Again relying on Pinker, Brooks writes that “we should not be nostalgic for the economy of the 1950s” because at that time “A third of American children lived in poverty.” The US Census numbers do confirm that in 1959, 27.3 percent of Americans under the age of eighteen were living in poverty. However, by 1969, that proportion had fallen to 14.0 percent, rising again to 22.3 percent in 1983 (hi, Reagan!), after which it dithered for decades. It was at 18.0 percent in 2016. Which sounds to me, again, as if the Great Society accomplished wonders, and as if no serious progress, and in fact some retrenchment, occurred after that. Here’s a graph of American children living in poverty, 1959 to 2016:

American children living in poverty, 1959 to 2016

Source: Table 3, Poverty Status of People, by Age, Race, and Hispanic Origin, U.S. Census Bureau

Brooks writes that “Sixty percent of seniors had incomes below $1,000 a year” in the 1950s. Again, I’m not sure what the underlying source for his claim is, but a flat number like that isn’t all that telling. Once more then, this time with feeling, here’s a graph of the percentage of American seniors living in poverty over the years. (I’ve combined it with the same percentages charted just above for all Americans and for American children):

Americans living in poverty, 1959 to 2016: all, children, and seniors

Source: Table 3, Poverty Status of People, by Age, Race, and Hispanic Origin, U.S. Census Bureau. (Note: There are no data for seniors between 1960 and 1965.)

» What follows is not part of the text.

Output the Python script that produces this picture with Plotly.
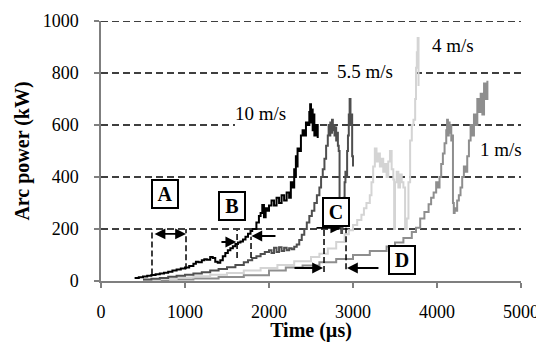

America has done better by its seniors than it has by its children or by its citizens generally (hi, Social Security!), but still, what the shape of the green line here tells me is that the yeoman’s work of ending poverty among seniors was done before 1973, and that further progress has only been incremental (and in the past twenty years, negligible).

Bonus round: Brooks, channelling Pinker, also claims we shouldn’t look back fondly to the 1950s because back then “only half the population had any savings in the bank at all.” Again, I don’t know the source of this claim, but unless we know how much was in those savings account, the statistic probably doesn’t reveal much except changes in banking habits. More suggestive, I think, are the data that Edward N. Wolff has assembled about the median wealth of US households. Here is a hasty chart I made from some of Wolff’s data:

Sources: Edward N. Wolff, “Household Wealth Trends in the United States, 1962-2013: What Happened over the Great Recession?” NBER Working Paper No. 20733, December 2014, and “Has Middle Class Wealth Recovered?” presentation at the ASSA Meetings, January 6, 2018. (Note: In his 2018 presentation, Wolff gave his numbers in 2016 dollars, so I divided his 2016 number by 1.03 to put it into 2013 dollars in the graph here.)

Was the typical American household in the middle of the economy wealthier in the 1950s? Full disclosure, the 1950s aren’t on this chart, so there’s no saying. But pace Brooks and Pinker, the “gloomy refrain” about the American economy—the reason observers feel pessimistic—isn’t that the economy has gotten worse since the 1950s, but that in about 1973 it stopped improving the lives of average Americans. And that seems to me to be confirmed by the blue line here: the middle-of-the-road American household made steady progress in wealth during the golden age, but the last few decades took it on a bubble-and-burst ride that left it no richer than it was in the late 1970s.